Rozmowa o seksie stanowi dla wielu rodziców nie lada przeprawę. Seks w naszym społeczeństwie jest tematem tabu, ponadto wielu dorosłych naiwnie zakłada, że jeśli nie będzie uświadamiało swoich dzieci, wówczas one nawet nie zainteresują się intymną sferą swojego życia. Jest to założenie równie naiwne, co nieprawdziwe. Internet, telewizja, wreszcie rozmowy z rówieśnikami są źródłem wielu informacji, nie zawsze prawdziwych, przez co dziecko u progu dorosłości, może mieć fałszywe wyobrażenia o własnej seksualności.
Uświadomienie dziecka nie powinno być przykrym obowiązkiem, który chętnie zrzucimy na szkołę. Rozmawiając o seksie mamy wpływ na stosunek dziecka do jego seksualności. Uczymy je otwartości, rozmowy o własnych potrzebach, także seksualnych oraz nie popełniamy błędu wychowania w ustawicznym wstydzie przed własnym ciałem i jego potrzebami.
Warto uświadamiać dziecko już od najmłodszych lat. Na rynku dostępne są ilustrowane książeczki, które pomogą dzieciom zrozumieć skąd się wzięły. Ważne, aby nie ignorować dociekliwych pytań, nawet jeśli wprawiają nas w zakłopotanie.
Sytuacja się zmienia, gdy przed nami stoi zadanie uświadomienia nastolatka. Partnerska rozmowa z człowiekiem u progu dorosłości, nadwrażliwym i często pełnym kompleksów stanowi prawdziwe wyzwanie. Z pewnością nie jest dobrym pomysłem umówienie dziecka na wizytę u ginekologa i zrzucenie na barki specjalisty odpowiedzialności wyjaśnienia zawiłości intymnego życia ludzi.

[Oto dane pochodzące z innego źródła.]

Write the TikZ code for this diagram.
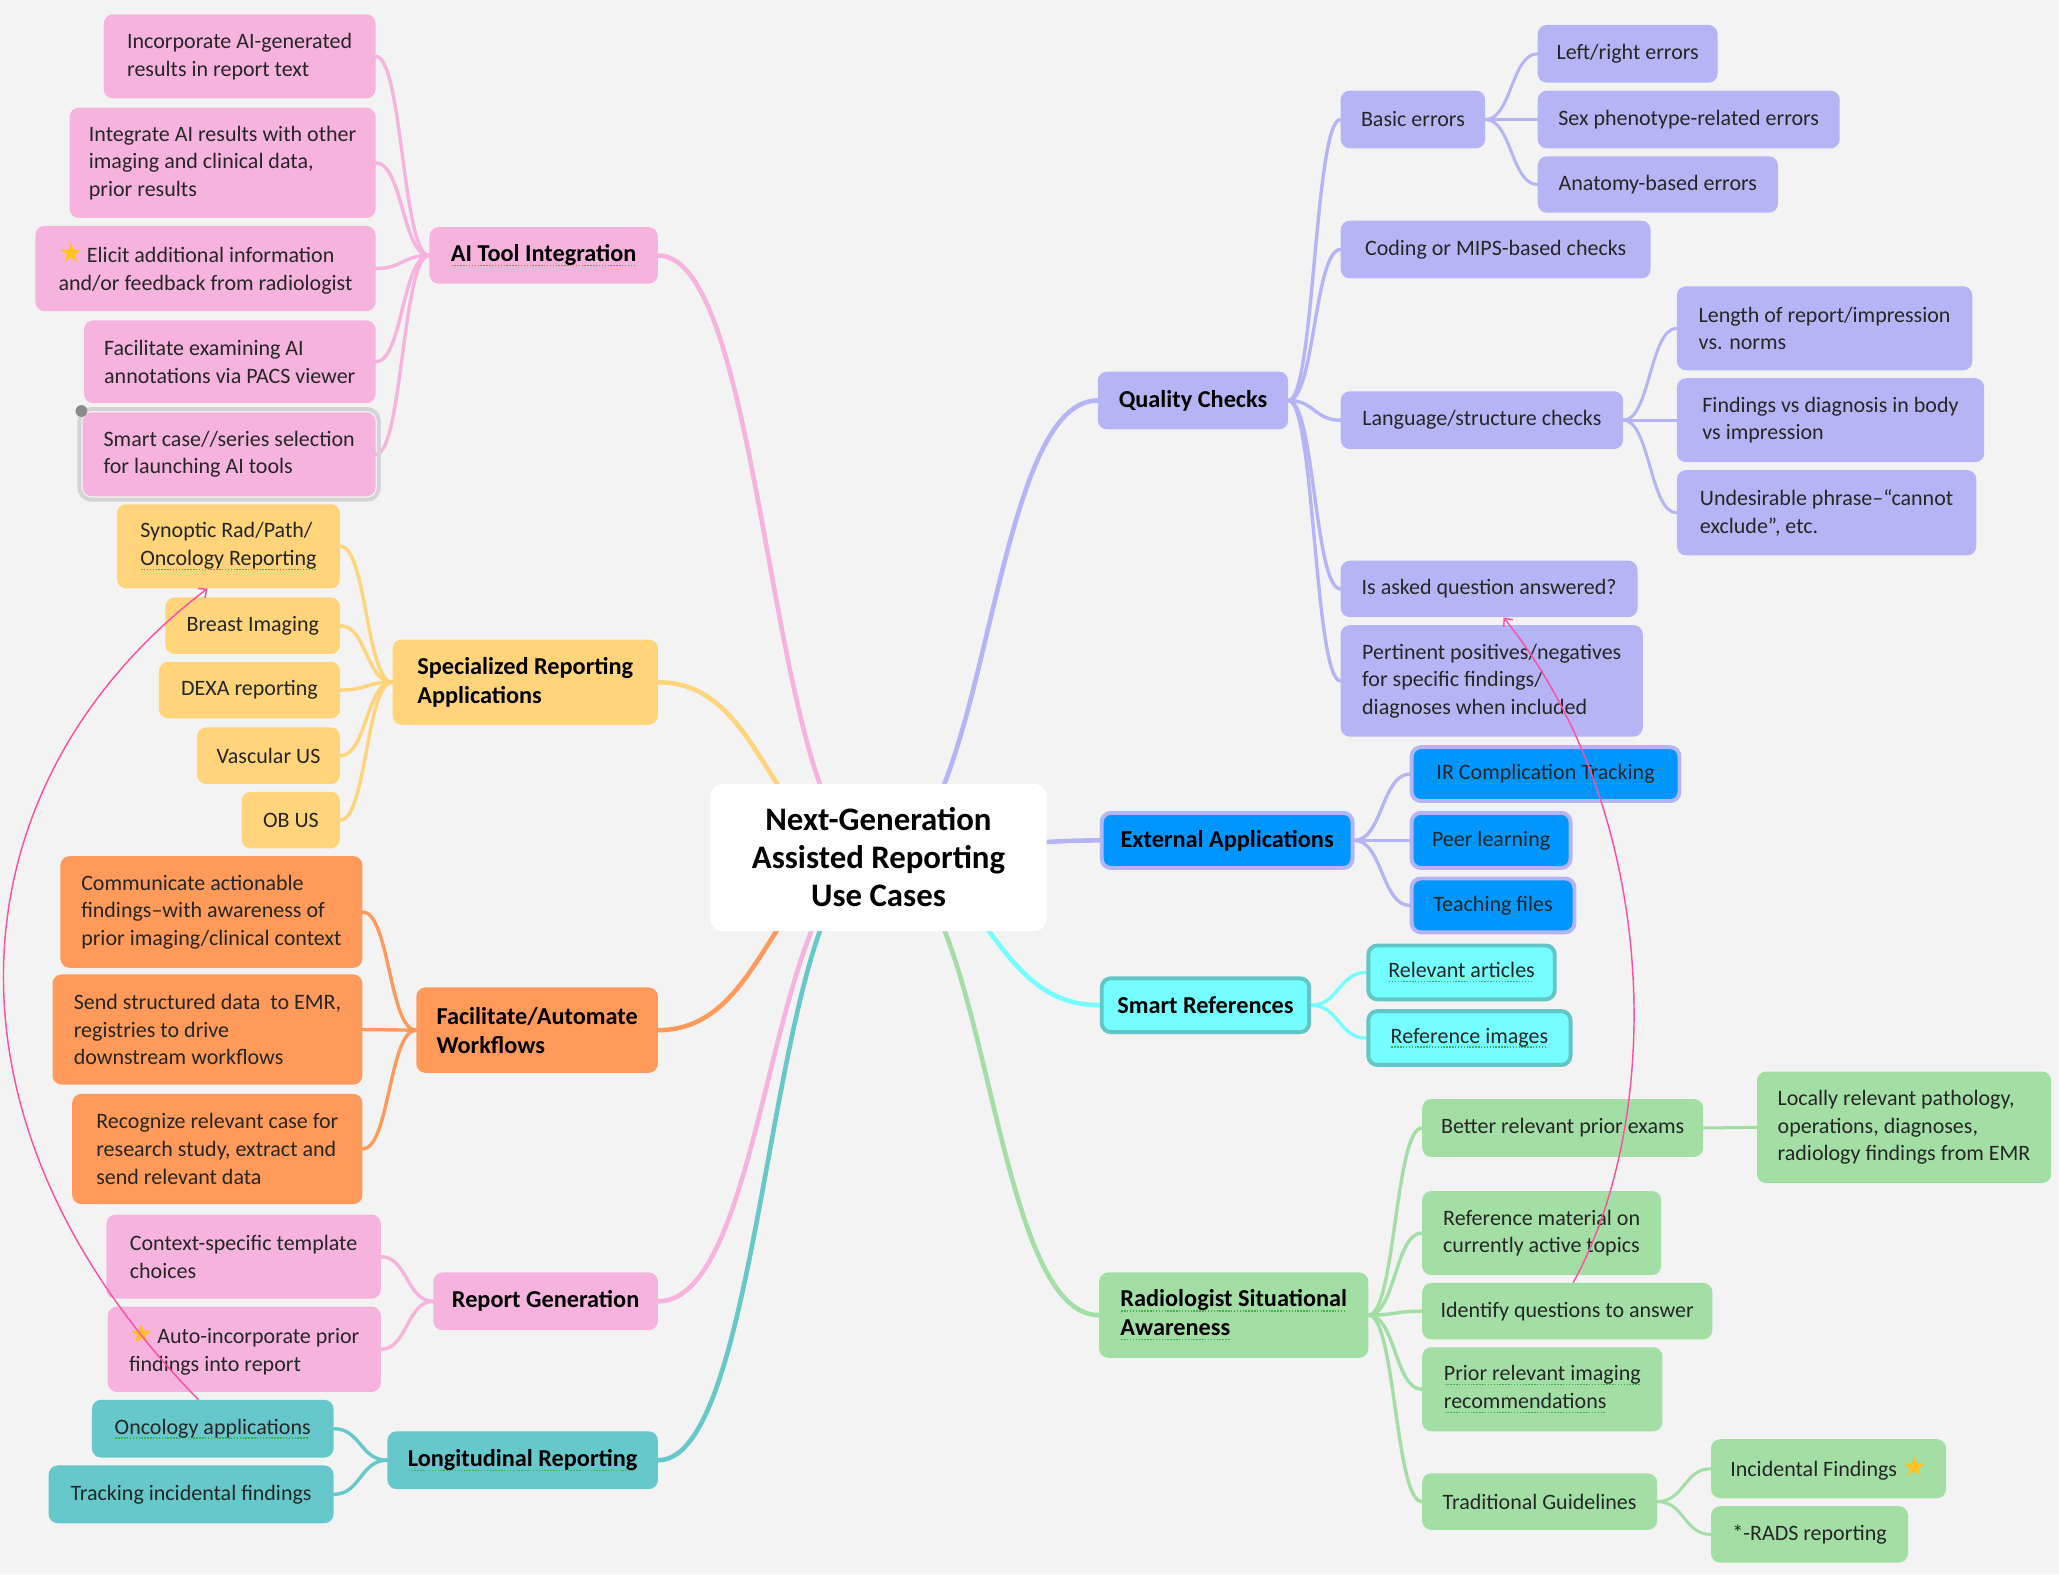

Oczywiście ginekolog jest z pewnością większym autorytetem w kwestiach medycznych, jednak rozmowa o seksie z obcym człowiekiem może być jeszcze bardziej stresująca dla nastolatka.
Uświadamiając nastoletnie dziecko powinniśmy odrzucić moralizatorski ton i święte oburzenie. Przedstawmy swoją wizję, zgodną z wartościami, które wpajaliśmy dziecku. Nie zawstydzajmy i nie wypytujmy, pamiętajmy jednakże o tym, żeby dokładnie wyjaśnić kwestię antykoncepcji i zastanowić się, zwłaszcza z córką nad odpowiednią formą zabezpieczenia oraz poruszyć w kontekście seksu temat miłości oraz odpowiedzialności. Pamiętajmy o tym, aby nie zaskakiwać dziecka rozmową o seksie. Wyczucie czasu stanowi połowę sukcesu.
Jesteście rodzicami? Rozmawialiście ze swoimi pociechami na temat seksu?